Mr Iddi Mutebi, the chairman of Famms Commercial Market, said their members usually send money to Uganda through transporters, who sometimes disappear with it.

"We have more than 5,000 traders in the market, but we have no bank to keep the money. We have even a located a plot for Ugandan based banks to establish presence in the market, but we have not got any," Mr Mutebi said.

Famms Commercial Market is the biggest market in Juba, the capital of South Sudan, and it is occupied mostly by Ugandan traders. On Saturday, the traders celebrated the market's third anniversary.

Mr Elias Mugagga, the head of traders in the same market, said in just one month, he has received three cases where traders gave money to bus operators to transport it to Kampala, Uganda, but disappeared before they could hand over the cash.

"Two bus drivers disappeared with traders' money. The third one was a conductor. We found him and he is now repaying the money," Mr Mugagga said.

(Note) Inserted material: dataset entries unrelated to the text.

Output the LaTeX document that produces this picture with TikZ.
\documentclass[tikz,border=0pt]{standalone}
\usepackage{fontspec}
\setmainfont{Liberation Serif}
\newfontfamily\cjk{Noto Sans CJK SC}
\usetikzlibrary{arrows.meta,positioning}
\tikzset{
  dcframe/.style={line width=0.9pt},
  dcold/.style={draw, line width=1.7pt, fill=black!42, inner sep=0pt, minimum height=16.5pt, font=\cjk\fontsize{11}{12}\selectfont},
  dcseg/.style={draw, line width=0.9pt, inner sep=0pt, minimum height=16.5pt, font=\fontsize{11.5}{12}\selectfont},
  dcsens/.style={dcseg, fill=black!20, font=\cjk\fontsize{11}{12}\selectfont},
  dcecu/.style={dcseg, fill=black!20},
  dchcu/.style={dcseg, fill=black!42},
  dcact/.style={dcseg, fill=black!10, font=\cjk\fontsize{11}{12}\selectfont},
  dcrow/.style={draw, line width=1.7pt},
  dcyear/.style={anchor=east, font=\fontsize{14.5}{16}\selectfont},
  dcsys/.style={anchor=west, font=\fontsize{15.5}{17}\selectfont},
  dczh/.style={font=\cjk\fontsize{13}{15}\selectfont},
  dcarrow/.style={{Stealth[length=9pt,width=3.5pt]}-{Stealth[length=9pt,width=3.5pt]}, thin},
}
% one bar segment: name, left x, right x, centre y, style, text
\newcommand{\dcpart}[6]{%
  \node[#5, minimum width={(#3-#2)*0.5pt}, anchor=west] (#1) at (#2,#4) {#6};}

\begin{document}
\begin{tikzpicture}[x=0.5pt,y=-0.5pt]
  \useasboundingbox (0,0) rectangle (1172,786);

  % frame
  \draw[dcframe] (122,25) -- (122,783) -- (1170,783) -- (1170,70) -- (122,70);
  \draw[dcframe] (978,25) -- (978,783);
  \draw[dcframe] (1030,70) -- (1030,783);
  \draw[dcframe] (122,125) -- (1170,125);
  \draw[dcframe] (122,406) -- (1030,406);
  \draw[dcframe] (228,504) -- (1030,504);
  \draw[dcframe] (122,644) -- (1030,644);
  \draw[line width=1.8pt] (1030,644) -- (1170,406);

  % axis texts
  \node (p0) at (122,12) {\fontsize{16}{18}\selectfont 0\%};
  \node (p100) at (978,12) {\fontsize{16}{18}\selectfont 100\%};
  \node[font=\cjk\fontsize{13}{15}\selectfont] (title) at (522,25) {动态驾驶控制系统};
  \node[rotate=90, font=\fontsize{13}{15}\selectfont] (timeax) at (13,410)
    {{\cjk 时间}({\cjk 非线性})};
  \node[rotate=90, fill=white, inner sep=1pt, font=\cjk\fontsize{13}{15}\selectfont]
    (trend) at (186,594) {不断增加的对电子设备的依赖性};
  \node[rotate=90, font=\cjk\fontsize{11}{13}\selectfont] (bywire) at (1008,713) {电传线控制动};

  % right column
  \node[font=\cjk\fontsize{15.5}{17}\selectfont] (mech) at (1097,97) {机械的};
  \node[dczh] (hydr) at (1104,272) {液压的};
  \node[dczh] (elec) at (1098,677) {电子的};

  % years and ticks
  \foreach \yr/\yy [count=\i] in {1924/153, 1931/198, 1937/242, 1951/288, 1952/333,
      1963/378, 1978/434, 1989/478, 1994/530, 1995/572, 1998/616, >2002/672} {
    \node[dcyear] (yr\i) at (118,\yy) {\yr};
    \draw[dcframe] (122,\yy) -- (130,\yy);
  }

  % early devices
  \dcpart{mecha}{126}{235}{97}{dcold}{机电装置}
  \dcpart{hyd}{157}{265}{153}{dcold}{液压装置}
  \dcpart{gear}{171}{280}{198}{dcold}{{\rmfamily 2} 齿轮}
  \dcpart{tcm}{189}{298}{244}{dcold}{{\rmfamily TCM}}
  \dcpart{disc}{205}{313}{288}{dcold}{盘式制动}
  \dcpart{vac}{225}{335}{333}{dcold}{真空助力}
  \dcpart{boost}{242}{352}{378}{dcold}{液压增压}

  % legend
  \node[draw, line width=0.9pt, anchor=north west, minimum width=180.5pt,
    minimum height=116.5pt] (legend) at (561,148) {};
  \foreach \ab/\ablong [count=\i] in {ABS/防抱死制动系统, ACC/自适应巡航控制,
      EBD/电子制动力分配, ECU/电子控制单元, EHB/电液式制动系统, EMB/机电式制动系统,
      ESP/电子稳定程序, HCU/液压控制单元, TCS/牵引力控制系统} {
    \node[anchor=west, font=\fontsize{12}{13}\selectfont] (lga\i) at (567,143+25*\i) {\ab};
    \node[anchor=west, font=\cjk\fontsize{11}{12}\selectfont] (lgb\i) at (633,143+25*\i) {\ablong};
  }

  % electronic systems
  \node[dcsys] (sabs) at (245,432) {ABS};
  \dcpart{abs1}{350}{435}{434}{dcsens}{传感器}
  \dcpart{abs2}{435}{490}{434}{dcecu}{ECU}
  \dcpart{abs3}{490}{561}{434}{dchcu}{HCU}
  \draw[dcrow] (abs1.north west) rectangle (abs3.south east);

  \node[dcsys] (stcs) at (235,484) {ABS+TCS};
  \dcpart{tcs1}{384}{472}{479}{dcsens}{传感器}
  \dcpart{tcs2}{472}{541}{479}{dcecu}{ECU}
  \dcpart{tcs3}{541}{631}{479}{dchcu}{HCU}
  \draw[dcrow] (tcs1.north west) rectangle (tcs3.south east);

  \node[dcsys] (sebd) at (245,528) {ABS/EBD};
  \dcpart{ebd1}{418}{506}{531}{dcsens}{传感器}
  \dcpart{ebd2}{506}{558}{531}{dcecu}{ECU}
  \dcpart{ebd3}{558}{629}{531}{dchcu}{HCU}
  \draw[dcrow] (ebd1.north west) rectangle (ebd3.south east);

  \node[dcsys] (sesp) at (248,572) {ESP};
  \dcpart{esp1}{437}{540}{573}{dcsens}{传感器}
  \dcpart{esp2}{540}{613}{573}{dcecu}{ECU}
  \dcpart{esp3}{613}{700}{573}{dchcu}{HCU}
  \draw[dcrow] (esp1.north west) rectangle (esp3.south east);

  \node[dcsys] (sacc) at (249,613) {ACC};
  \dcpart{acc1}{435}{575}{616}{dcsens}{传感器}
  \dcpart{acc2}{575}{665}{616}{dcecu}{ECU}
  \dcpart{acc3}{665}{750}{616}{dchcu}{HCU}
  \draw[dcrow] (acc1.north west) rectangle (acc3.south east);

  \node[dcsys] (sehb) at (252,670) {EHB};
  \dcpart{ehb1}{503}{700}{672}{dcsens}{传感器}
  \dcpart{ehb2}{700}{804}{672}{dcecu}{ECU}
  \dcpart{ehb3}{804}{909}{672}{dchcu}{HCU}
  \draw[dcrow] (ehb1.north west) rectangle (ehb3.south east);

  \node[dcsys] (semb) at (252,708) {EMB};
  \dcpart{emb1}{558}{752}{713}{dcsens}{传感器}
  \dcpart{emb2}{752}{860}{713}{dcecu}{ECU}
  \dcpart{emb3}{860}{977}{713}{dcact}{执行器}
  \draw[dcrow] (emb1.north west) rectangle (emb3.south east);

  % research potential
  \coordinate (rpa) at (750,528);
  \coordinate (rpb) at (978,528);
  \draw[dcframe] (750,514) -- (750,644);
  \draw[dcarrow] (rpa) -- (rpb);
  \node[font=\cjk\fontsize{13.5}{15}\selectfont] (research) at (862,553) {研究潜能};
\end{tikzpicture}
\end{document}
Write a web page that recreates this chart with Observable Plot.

Ugandan traders use public buses to transport cash from Uganda to South Sudan and back.

The road between Juba and Nimule is infested with rebels and armed militias that often intercept buses and rob the money.

Nimule-Juba road is risky due to constant ambushes and robberies.

The insecurity has thrived since South Sudan President Silva Kiir fell out with his Vice President Riek Machar in 2013.

The road is the main route for Ugandan traders transporting merchandise to South Sudan.

The road has many check points that are used by different security groups to extort money from traders.

The traders said the bank would ease forex exchange transactions in the area that are currently difficult to execute.

"South Sudanese forex bureaus have tough measures for foreigners to buy dollars. This means Ugandans have to buy foreign currencies, especially dollars, on the black market at higher rates," Mr Mutebi said.

It is alleged that powerful South Sudanese buy foreign currencies from forex bureaus and then get agents who sell it on the black market.

Eng Jalal Abdullah Doka, the secretary general of the Chamber of Commerce in Jubek State, said he may not help the Ugandan traders to access forex exchange, but he will deliver their grievances to his superior for solutions.